63. According to the Court’s case-law, an applicant is entitled to the reimbursement of costs and expenses only in so far as it has been shown that these were actually and necessarily incurred and are reasonable as to quantum. In the present case, the Court observes in particular that the applicant did not explain why the translation from English into Lithuanian had been necessary; it therefore rejects that part of the claim (see Kožemiakina v. Lithuania, no. 231/15, § 65, 2 October 2018, and the case-law cited therein). As to the lawyer’s fees, regard being had to the documents in its possession and the above criteria, the Court awards the applicant EUR 1,210.
C. Default interest
64. The Court considers it appropriate that the default interest rate should be based on the marginal lending rate of the European Central Bank, to which should be added three percentage points.
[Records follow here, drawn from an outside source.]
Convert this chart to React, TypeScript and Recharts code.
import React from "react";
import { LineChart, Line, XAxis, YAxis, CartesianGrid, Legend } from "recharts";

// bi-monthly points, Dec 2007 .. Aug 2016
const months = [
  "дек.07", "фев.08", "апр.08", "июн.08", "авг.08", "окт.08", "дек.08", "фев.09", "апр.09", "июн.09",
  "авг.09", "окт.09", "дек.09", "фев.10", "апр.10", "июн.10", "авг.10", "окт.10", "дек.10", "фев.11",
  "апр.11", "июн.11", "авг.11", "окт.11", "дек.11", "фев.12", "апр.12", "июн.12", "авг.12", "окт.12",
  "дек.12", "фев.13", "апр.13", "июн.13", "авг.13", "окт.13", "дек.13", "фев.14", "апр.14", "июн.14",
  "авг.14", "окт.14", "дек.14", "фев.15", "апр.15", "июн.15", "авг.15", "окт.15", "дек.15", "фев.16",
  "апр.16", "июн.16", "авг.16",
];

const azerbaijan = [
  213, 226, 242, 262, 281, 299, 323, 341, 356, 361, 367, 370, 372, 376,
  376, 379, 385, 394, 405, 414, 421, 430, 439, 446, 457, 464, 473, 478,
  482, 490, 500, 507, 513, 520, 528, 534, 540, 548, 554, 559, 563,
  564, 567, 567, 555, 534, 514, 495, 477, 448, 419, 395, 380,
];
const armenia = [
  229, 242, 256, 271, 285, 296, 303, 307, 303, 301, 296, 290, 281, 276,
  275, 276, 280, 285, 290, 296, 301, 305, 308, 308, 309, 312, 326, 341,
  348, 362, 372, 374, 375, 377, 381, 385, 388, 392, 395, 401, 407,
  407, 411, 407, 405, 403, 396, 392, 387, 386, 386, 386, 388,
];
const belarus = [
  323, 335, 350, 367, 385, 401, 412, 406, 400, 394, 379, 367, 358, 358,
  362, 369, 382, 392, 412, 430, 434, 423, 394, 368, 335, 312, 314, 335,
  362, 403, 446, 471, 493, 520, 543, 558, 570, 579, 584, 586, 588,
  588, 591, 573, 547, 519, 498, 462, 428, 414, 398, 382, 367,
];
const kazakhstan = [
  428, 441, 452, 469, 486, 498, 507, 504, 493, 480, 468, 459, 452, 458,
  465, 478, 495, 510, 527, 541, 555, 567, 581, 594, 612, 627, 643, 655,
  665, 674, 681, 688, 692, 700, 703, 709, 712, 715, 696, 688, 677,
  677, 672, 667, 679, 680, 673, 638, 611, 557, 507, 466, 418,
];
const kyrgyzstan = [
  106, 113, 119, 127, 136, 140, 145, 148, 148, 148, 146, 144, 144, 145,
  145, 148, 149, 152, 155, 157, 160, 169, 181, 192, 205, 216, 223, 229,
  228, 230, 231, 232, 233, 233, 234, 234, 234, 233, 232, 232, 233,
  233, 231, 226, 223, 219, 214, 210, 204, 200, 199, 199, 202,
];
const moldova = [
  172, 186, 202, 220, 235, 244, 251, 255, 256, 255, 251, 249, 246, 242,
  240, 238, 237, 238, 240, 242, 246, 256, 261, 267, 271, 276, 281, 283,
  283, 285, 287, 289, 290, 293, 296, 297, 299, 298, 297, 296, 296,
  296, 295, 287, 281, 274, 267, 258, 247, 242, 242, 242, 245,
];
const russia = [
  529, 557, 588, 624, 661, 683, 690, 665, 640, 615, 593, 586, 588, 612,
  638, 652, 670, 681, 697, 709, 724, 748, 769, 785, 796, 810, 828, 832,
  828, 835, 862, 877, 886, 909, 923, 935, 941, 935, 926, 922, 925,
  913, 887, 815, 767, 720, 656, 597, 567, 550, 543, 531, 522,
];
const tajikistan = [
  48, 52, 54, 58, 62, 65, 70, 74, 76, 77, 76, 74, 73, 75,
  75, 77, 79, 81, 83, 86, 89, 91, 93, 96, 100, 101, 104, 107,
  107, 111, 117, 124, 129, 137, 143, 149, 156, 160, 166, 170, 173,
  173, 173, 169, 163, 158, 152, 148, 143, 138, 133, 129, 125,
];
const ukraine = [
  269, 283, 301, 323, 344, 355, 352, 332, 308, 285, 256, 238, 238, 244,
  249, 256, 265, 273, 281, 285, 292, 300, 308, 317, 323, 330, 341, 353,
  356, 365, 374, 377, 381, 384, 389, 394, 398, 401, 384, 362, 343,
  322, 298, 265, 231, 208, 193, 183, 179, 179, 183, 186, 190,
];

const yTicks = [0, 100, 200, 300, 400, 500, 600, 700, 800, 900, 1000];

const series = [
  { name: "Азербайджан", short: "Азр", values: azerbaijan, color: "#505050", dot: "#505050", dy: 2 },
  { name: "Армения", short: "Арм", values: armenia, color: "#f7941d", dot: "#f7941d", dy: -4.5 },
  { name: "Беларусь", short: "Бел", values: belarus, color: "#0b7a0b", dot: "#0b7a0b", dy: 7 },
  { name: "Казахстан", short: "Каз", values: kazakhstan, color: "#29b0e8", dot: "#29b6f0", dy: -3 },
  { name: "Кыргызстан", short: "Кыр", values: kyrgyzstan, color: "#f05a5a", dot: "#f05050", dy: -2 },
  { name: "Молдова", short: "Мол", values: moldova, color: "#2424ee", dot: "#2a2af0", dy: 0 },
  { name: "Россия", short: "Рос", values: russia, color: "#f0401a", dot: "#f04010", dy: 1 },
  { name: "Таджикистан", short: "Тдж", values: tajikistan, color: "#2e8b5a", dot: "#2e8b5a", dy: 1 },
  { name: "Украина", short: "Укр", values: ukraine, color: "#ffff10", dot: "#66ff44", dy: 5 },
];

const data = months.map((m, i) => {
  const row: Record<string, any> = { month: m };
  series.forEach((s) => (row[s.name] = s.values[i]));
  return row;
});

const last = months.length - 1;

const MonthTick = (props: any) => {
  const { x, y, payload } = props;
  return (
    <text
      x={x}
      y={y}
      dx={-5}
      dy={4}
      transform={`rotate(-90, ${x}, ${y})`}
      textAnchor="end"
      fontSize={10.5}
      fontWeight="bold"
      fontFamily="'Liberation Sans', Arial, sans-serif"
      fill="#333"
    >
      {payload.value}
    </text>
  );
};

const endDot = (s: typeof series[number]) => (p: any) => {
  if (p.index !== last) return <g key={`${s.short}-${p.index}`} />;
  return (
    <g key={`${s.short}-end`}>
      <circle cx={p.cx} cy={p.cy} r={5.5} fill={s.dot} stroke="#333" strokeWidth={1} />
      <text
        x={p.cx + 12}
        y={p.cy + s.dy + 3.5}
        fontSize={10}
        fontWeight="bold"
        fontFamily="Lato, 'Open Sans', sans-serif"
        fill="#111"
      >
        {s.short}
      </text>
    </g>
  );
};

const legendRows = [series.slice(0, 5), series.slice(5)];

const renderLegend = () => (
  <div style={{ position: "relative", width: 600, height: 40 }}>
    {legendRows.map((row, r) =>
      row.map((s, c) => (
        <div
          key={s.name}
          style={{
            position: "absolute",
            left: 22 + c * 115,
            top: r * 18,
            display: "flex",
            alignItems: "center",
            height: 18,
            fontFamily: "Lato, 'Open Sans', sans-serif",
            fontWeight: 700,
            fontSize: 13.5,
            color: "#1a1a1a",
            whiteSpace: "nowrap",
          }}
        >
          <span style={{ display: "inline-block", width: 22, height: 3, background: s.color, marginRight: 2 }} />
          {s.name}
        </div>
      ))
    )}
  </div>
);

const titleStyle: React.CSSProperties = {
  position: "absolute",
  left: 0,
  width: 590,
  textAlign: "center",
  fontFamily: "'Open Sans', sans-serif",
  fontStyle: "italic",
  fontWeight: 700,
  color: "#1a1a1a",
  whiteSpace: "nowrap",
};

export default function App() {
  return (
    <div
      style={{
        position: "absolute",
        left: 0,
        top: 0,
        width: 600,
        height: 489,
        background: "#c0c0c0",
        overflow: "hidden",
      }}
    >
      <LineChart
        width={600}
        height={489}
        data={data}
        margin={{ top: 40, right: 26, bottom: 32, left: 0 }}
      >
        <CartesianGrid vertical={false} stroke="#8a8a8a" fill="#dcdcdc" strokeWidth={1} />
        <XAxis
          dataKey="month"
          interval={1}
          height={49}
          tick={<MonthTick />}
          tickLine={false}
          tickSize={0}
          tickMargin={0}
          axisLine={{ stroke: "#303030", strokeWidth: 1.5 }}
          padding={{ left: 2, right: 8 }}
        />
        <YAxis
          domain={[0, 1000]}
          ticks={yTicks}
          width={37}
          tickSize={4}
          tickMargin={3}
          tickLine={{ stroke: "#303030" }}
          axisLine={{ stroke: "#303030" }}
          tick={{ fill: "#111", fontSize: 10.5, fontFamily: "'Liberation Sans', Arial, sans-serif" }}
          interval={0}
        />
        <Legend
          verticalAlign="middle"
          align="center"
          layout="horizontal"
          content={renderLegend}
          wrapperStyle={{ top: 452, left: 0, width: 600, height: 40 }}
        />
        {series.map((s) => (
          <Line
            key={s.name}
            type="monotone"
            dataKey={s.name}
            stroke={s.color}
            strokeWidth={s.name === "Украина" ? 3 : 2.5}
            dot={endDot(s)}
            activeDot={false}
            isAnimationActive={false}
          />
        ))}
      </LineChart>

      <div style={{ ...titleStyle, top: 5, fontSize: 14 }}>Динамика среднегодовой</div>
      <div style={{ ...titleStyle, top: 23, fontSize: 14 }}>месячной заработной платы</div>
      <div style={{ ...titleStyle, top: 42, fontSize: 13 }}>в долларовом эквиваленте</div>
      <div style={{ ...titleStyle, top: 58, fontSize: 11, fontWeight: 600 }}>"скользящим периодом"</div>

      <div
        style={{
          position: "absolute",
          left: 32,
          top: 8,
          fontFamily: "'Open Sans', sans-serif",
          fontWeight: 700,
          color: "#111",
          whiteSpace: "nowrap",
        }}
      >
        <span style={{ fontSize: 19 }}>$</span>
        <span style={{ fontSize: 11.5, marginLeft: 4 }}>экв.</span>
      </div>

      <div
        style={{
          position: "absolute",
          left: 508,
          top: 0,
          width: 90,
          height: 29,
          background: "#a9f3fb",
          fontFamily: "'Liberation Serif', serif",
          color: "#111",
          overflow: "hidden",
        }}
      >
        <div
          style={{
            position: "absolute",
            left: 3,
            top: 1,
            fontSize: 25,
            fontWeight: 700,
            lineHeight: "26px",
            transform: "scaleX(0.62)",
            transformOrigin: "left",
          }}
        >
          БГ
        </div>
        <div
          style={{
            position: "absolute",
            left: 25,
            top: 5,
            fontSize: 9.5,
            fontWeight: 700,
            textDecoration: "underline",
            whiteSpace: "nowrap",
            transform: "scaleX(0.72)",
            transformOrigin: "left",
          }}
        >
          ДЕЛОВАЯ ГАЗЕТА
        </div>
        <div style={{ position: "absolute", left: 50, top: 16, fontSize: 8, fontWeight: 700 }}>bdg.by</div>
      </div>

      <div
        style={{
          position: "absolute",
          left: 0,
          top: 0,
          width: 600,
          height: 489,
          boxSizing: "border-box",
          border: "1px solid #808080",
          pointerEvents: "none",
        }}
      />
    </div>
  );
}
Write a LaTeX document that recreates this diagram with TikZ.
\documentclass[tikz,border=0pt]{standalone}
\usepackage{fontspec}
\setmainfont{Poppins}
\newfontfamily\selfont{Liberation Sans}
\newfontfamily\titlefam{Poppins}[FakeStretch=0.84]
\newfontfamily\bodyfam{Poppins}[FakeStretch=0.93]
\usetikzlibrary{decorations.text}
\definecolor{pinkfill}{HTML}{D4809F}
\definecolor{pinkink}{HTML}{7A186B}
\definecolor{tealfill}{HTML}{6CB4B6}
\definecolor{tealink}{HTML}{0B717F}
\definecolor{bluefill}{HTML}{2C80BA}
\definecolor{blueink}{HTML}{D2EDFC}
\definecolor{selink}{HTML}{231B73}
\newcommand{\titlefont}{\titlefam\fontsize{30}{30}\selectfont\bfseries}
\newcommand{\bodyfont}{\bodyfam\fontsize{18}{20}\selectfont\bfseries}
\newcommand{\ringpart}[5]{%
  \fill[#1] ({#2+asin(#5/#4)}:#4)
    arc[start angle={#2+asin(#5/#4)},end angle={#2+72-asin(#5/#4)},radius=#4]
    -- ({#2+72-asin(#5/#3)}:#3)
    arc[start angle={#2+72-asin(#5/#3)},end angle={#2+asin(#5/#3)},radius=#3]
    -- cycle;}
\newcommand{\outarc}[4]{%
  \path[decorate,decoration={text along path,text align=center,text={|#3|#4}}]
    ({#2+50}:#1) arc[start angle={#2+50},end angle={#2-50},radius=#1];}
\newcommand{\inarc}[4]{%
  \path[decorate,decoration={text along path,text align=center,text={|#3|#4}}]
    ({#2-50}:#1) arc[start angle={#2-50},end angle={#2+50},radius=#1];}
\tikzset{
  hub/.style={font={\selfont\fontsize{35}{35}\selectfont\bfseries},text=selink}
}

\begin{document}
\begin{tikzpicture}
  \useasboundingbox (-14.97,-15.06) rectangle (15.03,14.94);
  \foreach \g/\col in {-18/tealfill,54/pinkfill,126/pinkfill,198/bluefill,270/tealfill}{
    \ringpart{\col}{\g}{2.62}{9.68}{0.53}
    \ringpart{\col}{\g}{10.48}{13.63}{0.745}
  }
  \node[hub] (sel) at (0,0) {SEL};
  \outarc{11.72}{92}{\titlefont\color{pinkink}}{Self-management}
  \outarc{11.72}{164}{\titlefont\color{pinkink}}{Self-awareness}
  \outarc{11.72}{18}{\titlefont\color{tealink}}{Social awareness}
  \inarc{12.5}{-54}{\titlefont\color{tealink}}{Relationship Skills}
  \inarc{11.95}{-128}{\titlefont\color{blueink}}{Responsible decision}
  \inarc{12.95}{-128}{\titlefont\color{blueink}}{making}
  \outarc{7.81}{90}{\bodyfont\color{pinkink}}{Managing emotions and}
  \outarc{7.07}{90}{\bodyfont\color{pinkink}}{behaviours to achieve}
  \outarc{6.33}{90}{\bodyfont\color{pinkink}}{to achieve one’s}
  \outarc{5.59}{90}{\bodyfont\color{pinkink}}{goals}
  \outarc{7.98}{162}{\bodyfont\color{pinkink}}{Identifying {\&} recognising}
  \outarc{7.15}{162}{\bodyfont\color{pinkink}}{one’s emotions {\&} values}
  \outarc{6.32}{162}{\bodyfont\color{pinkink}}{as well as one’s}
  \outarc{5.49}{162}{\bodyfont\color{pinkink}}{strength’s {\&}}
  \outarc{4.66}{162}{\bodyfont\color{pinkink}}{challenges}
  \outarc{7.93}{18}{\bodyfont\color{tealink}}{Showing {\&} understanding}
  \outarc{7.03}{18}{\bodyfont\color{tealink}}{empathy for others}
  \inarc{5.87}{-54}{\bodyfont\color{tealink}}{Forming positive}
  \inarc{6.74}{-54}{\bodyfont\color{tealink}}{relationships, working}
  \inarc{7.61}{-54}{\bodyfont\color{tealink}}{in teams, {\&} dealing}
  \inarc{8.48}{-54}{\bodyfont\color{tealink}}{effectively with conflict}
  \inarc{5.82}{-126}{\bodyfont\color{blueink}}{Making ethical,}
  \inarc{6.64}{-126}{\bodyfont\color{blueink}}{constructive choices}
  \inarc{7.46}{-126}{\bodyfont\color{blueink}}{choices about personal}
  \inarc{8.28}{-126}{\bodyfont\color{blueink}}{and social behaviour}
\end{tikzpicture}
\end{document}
FOR THESE REASONS, THE COURT, UNANIMOUSLY,
1. Declares the application admissible;
2. Holds that there has been a violation of Article 6 § 1 of the Convention;
3. Holds that the finding of a violation constitutes in itself sufficient just satisfaction for the non-pecuniary damage sustained by the applicant;
(a) that the respondent State is to pay the applicant, within three months from the date on which the judgment becomes final in accordance with Article 44 § 2 of the Convention, EUR 1,210 (one thousand two hundred and ten euros), plus any tax that may be chargeable to the applicant, in respect of costs and expenses;
(b) that from the expiry of the above-mentioned three months until settlement simple interest shall be payable on the above amount at a rate equal to the marginal lending rate of the European Central Bank during the default period plus three percentage points;
5. Dismisses the remainder of the applicant’s claim for just satisfaction.
Done in English, and notified in writing on 23 November 2021, pursuant to Rule 77 §§ 2 and 3 of the Rules of Court.